Thursday, September 13, 2007

frontin'


house
Originally uploaded by emmetmatheson


Here's our weird Regina link of the day.

This is what my house looked like that time the lawn got mowed. It was a group effort. I kinda binged on comics this afternoon, buoyed by a reading of Douglas Wolk's excellent Reading Comics: How Graphic Novels Work and What They Mean and hungry for some good comics after not visiting RX in three weeks. I don't know if the comics I got are any good--in fact, I'm willing to bet most of them aren't. I've been real ambivalent towards comics lately. Ever since 52 ended and Countdown began, I've felt oddly dissociated from the DC Universe. I suppose the ennui goes back further than that, but 52 was such a remarkably FUN ride, that its absence is sorely felt.

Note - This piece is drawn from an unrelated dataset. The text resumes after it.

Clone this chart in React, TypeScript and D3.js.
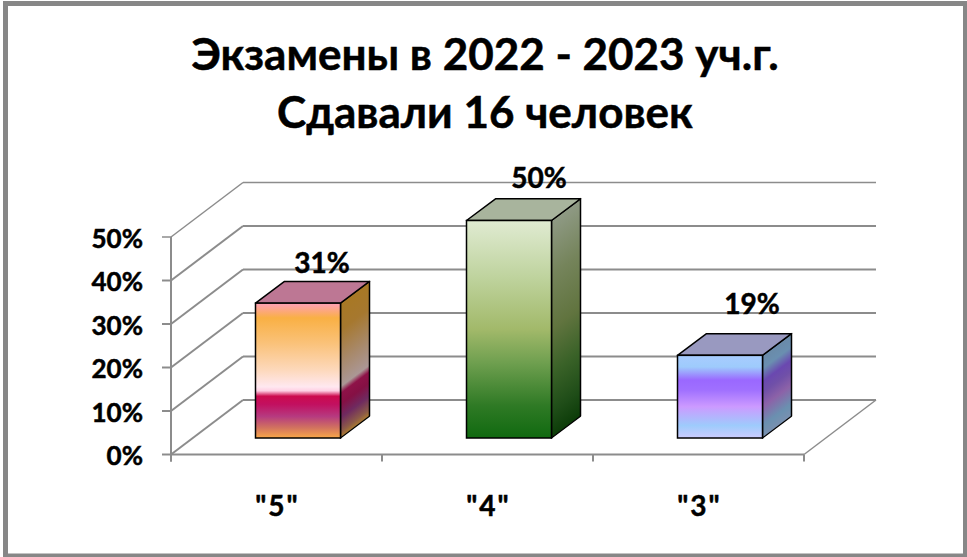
import React from 'react';
import * as d3 from 'd3';

const titleLines = ['Экзамены в 2022 - 2023 уч.г.', 'Сдавали 16 человек'];
const categories = ['"5"', '"4"', '"3"'];
const values = [0.31, 0.5, 0.19];
const yTicks = [0, 0.1, 0.2, 0.3, 0.4, 0.5];

type Stop = [number, string];
const frontStops: Stop[][] = [
  [[0, '#ff9fb8'], [0.04, '#fda58f'], [0.11, '#f9b044'], [0.3, '#fac27a'], [0.5, '#fdd9bd'], [0.62, '#ffe8f0'], [0.65, '#ffd0e4'], [0.69, '#cc0a4e'], [0.75, '#c21060'], [0.84, '#b63a80'], [0.92, '#d07060'], [1, '#f8a848']],
  [[0, '#e0ebd2'], [0.25, '#c0d4a0'], [0.5, '#a2b96a'], [0.65, '#70a050'], [0.85, '#2f7a25'], [1, '#106a10']],
  [[0, '#a8ccff'], [0.14, '#9ecbfc'], [0.3, '#9a68ff'], [0.42, '#a070ff'], [0.62, '#cc9aff'], [0.85, '#9ecbfc'], [1, '#ccccff']],
];
const sideStops: Stop[][] = [
  [[0, '#a87824'], [0.2, '#a6782f'], [0.45, '#a88a6e'], [0.62, '#ab9795'], [0.67, '#8e1248'], [0.75, '#851044'], [0.85, '#6f2a60'], [0.95, '#8c5a48'], [1, '#ac7c30']],
  [[0, '#8f9a85'], [0.25, '#75845b'], [0.5, '#61743f'], [0.7, '#3a6228'], [0.88, '#1f4d18'], [1, '#0c3c08']],
  [[0, '#6a8aa8'], [0.16, '#6a8fb0'], [0.32, '#6a48b0'], [0.45, '#7050a8'], [0.62, '#8c62a8'], [0.85, '#6a90b0'], [1, '#7a90b0']],
];
const topColors = ['#bd7794', '#a8b49d', '#9999c0'];

export default function App() {
  const W = 967, H = 557;
  const x = d3.scaleBand<string>().domain(categories).range([171, 804]);
  const y = d3.scaleLinear().domain([0, 0.5]).range([454.5, 237]);
  const wall = { dx: 72, dy: -54.5 };
  const barInset = { dx: 21.5, dy: -16.5 };
  const depth = { dx: 29, dy: -21.7 };
  const barW = 85;
  const grid = '#8c8c8c';
  const font = 'Lato, "Noto Sans", sans-serif';
  const nudges = [{ x: 24, y: -30 }, { x: 30, y: -32.5 }, { x: 32, y: -41 }];
  const x0 = 171, x1 = 804;
  const pct = d3.format('.0%');
  const heavy = { fill: '#000', stroke: '#000', strokeWidth: 0.5, fontWeight: 700 };

  return (
    <svg width={W} height={H} style={{ position: 'absolute', left: 0, top: 0, display: 'block' }} fontFamily={font}>
      <defs>
        {categories.map((_, i) => (
          <React.Fragment key={i}>
            <linearGradient id={`front${i}`} x1="0" y1="0" x2="0" y2="1">
              {frontStops[i].map(([o, c], k) => <stop key={k} offset={o} stopColor={c} />)}
            </linearGradient>
            <linearGradient id={`side${i}`} x1="0" y1="0" x2="0" y2="1">
              {sideStops[i].map(([o, c], k) => <stop key={k} offset={o} stopColor={c} />)}
            </linearGradient>
          </React.Fragment>
        ))}
      </defs>
      <rect x={0} y={0} width={W} height={H} fill="#fff" />
      <rect x={5.5} y={3.5} width={960} height={552.5} fill="#fff" stroke="#878787" strokeWidth={5} />

      <text x={485} y={70} textAnchor="middle" fontSize={44} {...heavy}>{titleLines[0]}</text>
      <text x={485} y={128} textAnchor="middle" fontSize={44} {...heavy}>{titleLines[1]}</text>

      {yTicks.map((t, i) => (
        <g key={i} stroke={grid} strokeWidth={i === 5 ? 1.5 : 2} fill="none">
          <line x1={x0 + wall.dx} x2={x1 + wall.dx} y1={y(t) + wall.dy} y2={y(t) + wall.dy} />
          <line x1={x0} x2={x0 + wall.dx} y1={y(t)} y2={y(t) + wall.dy} />
          <line x1={162} x2={x0} y1={y(t)} y2={y(t)} />
        </g>
      ))}
      <line x1={x0} x2={x0} y1={y(0.5)} y2={y(0) + 7} stroke={grid} strokeWidth={2} />
      <line x1={x0} x2={x1} y1={y(0)} y2={y(0)} stroke={grid} strokeWidth={2} />
      <line x1={x1} x2={x1 + wall.dx} y1={y(0)} y2={y(0) + wall.dy} stroke={grid} strokeWidth={1.5} />
      {[0, 1, 2, 3].map(i => {
        const px = x0 + i * x.bandwidth();
        return <line key={i} x1={px} x2={px} y1={y(0)} y2={y(0) + 7} stroke={grid} strokeWidth={2} />;
      })}

      {yTicks.map((t, i) => (
        <text key={i} x={143} y={y(t) + 10.5} textAnchor="end" fontSize={26} {...heavy}>{pct(t)}</text>
      ))}

      {categories.map((c, i) => {
        const left = x(c)! + (x.bandwidth() - barW) / 2 + barInset.dx;
        const right = left + barW;
        const bottom = y(0) + barInset.dy;
        const top = y(values[i]) + barInset.dy;
        const h = bottom - top;
        const topPath = `M${left},${top}L${right},${top}L${right + depth.dx},${top + depth.dy}L${left + depth.dx},${top + depth.dy}Z`;
        return (
          <g key={c}>
            <rect
              x={0} y={0} width={depth.dx} height={h}
              fill={`url(#side${i})`} stroke="#000" strokeWidth={1.5} strokeLinejoin="round"
              transform={`matrix(1,${depth.dy / depth.dx},0,1,${right},${top})`}
            />
            <path d={topPath} fill={topColors[i]} stroke="#000" strokeWidth={1.5} strokeLinejoin="round" />
            <rect x={left} y={top} width={barW} height={h} fill={`url(#front${i})`} stroke="#000" strokeWidth={1.5} />
            <text x={left + barW / 2 + nudges[i].x} y={top + nudges[i].y} textAnchor="middle" fontSize={28} {...heavy}>{pct(values[i])}</text>
          </g>
        );
      })}

      {categories.map(c => (
        <text key={c} x={x(c)! + x.bandwidth() / 2 + 1} y={516} textAnchor="middle" fontSize={28} letterSpacing={2} {...heavy}>{c}</text>
      ))}
    </svg>
  );
}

I've quit reading most of the series that initially got me back reading comics a few years ago. Green Lantern, Green Arrow and the Flash have all gotten terrible in the last year or so (though the most recent issue of the Flash, by Mark Waid and Daniel Acuna, shows considerable promise of goodness to come). Titles that were really exciting me only one year ago--Kurt Busiek's Superman, Dan Slott's She-Hulk, and Action Philosophers--have, for various reasons, become less and less enjoyable.

But here are some comics I am enjoying:

The Brave & the Bold (DC) - Mark Waid and George Perez reinvent the team-up book and throw away the rules. I make comments that don't mean anything. Anyway, the scope is huge, the art is grand, and it's everything that's fun about DC Comics.

Punisher War Journal (Marvel) - Matt Fraction and Ariel Olivetti deliver what Frank Miller and Jim Lee think they're doing in All Star Batman & Robin the Boy Wonder. Loud and grotesque ultra-violence that parodizes as it celebrates.

hmmm, that's about it in terms comics that I really look forward to. Whatever Grant Morrison's up to (especially his All Star Superman), Ed Brubaker's surprisingly awesome Captain America, Blue Beetle, Keith Giffen's Midnighter, and Duncan Rouleau's Metal Men are all satisfactorily thrill-engaged. The current Batman Confidential storyline is great, too.

p.s. I have more to say about Reading Comics, and I'll say it real soon. I just want to make sure I finish reading it before I endorse too heartily, just in case Wolk non-chalantly sucks up the joint in the Tomb of Dracula chapter.